I give up. GPU issues are not my thing. 2 reboots after I sent that it gave me pretty rainbow static again. So it might have been an improvement, but revert it is not a solution.
Looking at there rest of the commits, the whole GPU rework might be suspect, but I clearly have no clue.
GPUs are tricky beasts :)
Understatement ;).
ca57802e521de54341efc8a56f70571f79ffac72 mostly likely wasn't the problem anyway since it only affects 6xx/7xx and your card is handled by the evergreen code. I'll put together some patches to help narrow down the problem.

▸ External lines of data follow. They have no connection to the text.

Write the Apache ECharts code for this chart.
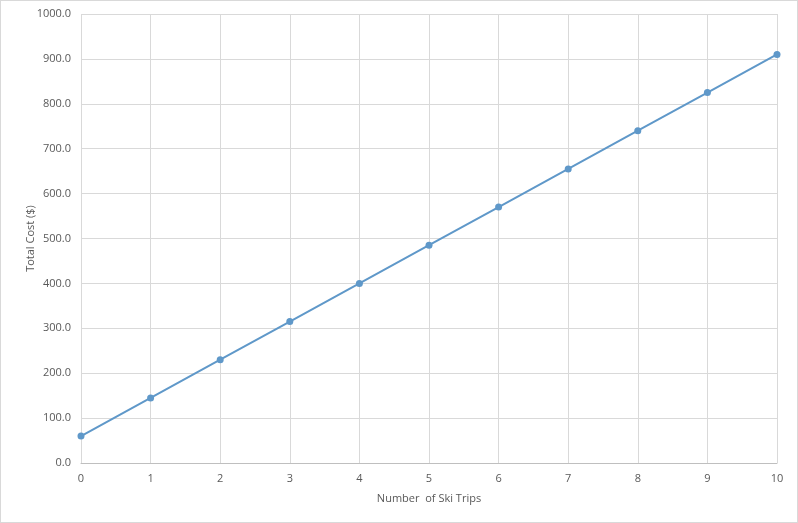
<!DOCTYPE html>
<html>
<head>
<meta charset="utf-8">
<script src="https://cdn.jsdelivr.net/npm/echarts@6/dist/echarts.min.js"></script>
<style>
html,body{margin:0;padding:0;background:#fff;}
#wrap{width:798px;height:523px;box-sizing:border-box;border:1px solid #d9d9d9;}
#chart{width:796px;height:521px;}
</style>
</head>
<body>
<div id="wrap"><div id="chart"></div></div>
<script>
const trips = [0, 1, 2, 3, 4, 5, 6, 7, 8, 9, 10];
const totalCost = [60, 145, 230, 315, 400, 485, 570, 655, 740, 825, 910];
const xTitle = "Number  of Ski Trips";
const yTitle = "Total Cost ($)";

const chart = echarts.init(document.getElementById('chart'));
const font = '"Open Sans", "Liberation Sans", sans-serif';
chart.setOption({
  animation: false,
  grid: {left: 80, right: 20, top: 13, bottom: 59},
  xAxis: {
    type: 'value', min: 0, max: 10, interval: 1,
    name: xTitle, nameLocation: 'middle', nameGap: 30, nameMoveOverlap: false,
    nameTextStyle: {color: '#595959', fontSize: 11, fontFamily: font},
    axisLine: {show: true, lineStyle: {color: '#bfbfbf'}},
    axisTick: {show: false},
    axisLabel: {color: '#595959', fontSize: 11, fontFamily: font, margin: 10},
    splitLine: {show: true, lineStyle: {color: '#d9d9d9'}}
  },
  yAxis: {
    type: 'value', min: 0, max: 1000, interval: 100,
    name: yTitle, nameLocation: 'middle', nameGap: 45, nameRotate: 90, nameMoveOverlap: false,
    nameTextStyle: {color: '#595959', fontSize: 11, fontFamily: font},
    axisLine: {show: false},
    axisTick: {show: false},
    axisLabel: {color: '#595959', fontSize: 11, fontFamily: font, margin: 10,
      formatter: v => v.toFixed(1)},
    splitLine: {show: true, lineStyle: {color: '#d9d9d9'}}
  },
  series: [{
    type: 'line',
    data: trips.map((t, i) => [t, totalCost[i]]),
    symbol: 'circle', symbolSize: 7,
    lineStyle: {color: '#5f98c9', width: 2},
    itemStyle: {color: '#5f98c9'}
  }]
});
</script>
</body>
</html>
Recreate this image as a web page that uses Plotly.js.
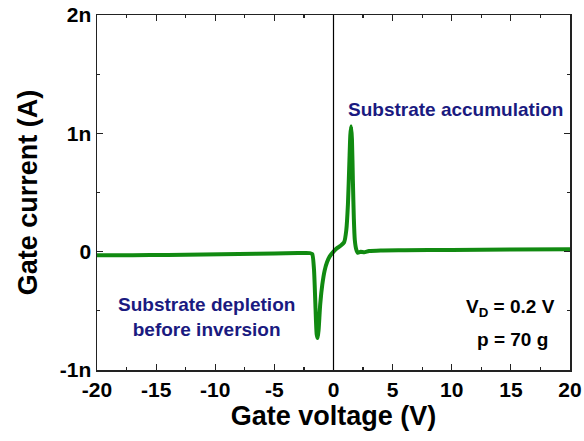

Yeah, that's the biggest problem I have, not knowing which functions are actually being executed for this card. It looks like a combination of stuff in evergreen.c and ni.c, but I have no idea.
Patches would be great. If nothing else, I'm really good at building kernels and rebooting by now.
Two possible fixes attached. The first attempts a full reset of all blocks if the MC (memory controller) is hung. That may work better than just resetting the MC. The second just disables MC reset. I'm not sure we can reliably tell if it's busy due to display requests hitting the MC periodically which would lead to needlessly resetting it possibly leading to failures like you are seeing.
OK. I'll test them individually. It will probably take a bit because I'll want to do numerous reboots if things seem "fixed" with one or the other.
I'll let you know how things go.
I applied each individually on top of Linus' tree as of this morning (commit 2a7d2b96d5) built, installed, and tested.
0001-drm-radeon-XXX-try-a-full-reset-if-the-MC-is-busy.patch failed in two reboots.
0001-drm-radeon-XXX-skip-MC-reset-as-it-s-probably-not-hu.patch has gone 21 reboots without a hang/rainbow static. You'll understand if I'm hesitant to declare success, but resetting the MC does indeed appear to be the issue. I'll keep rebooting for a while to make sure.
josh